Who Took the Upper Hand in 1973?

In 1973, the United States and the world were searching for dominance — in all kinds of ways. Some wanted to tighten their grip on the power they already had but feared they were losing. Some wanted to wrest authority from others.

For most Americans, the battle for the upper hand was most visible in the Senate Watergate hearings, which were televised live starting in
 May.

On January 20, Richard Nixon took the oath of office as president for the second time — but two months later, a letter to Judge John Sirica from Watergate burglar James McCord breathed new life into the Watergate investigation that would culminate in Nixon's resignation the following year.

From May until August, Nixon's defenders (chiefly former officials and White House advisers) and one major accuser (former White House counsel John Dean) paraded before the cameras and the nation to answer the senators' questions — and, in the process, produced the startling revelation that the Oval Office had been bugged.

In the autumn, the struggle over Nixon's tapes led to the "Saturday Night Massacre." Special Watergate prosecutor Archibald Cox refused to accept transcripts of the tapes instead of the tapes themselves and was fired by the solicitor general, Robert Bork, after the attorney general and deputy attorney general resigned.
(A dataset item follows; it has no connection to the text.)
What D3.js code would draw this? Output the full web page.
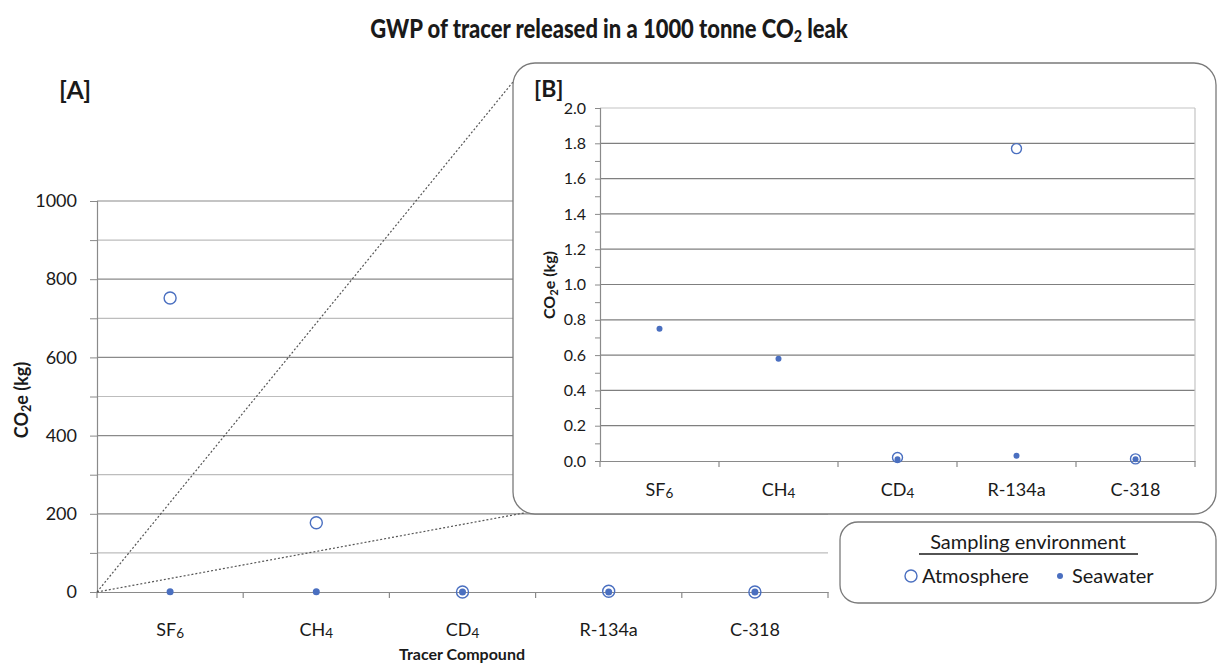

In the firestorm of protest that followed, Nixon eventually felt compelled to proclaim in a nationally televised press conference, "I am not a crook."

A few days later, the 18½-minute gap in one of the White House tapes was made public by one of Nixon's lawyers, and the year came to an end a few weeks after Gerald Ford was sworn in to replace Vice President Spiro Agnew, who had resigned in October.

Watergate wasn't the only thing making news in 1973, even though it may have seemed that way at times.

In January, the Supreme Court handed down its Roe v. Wade decision, which continues to influence politics in America.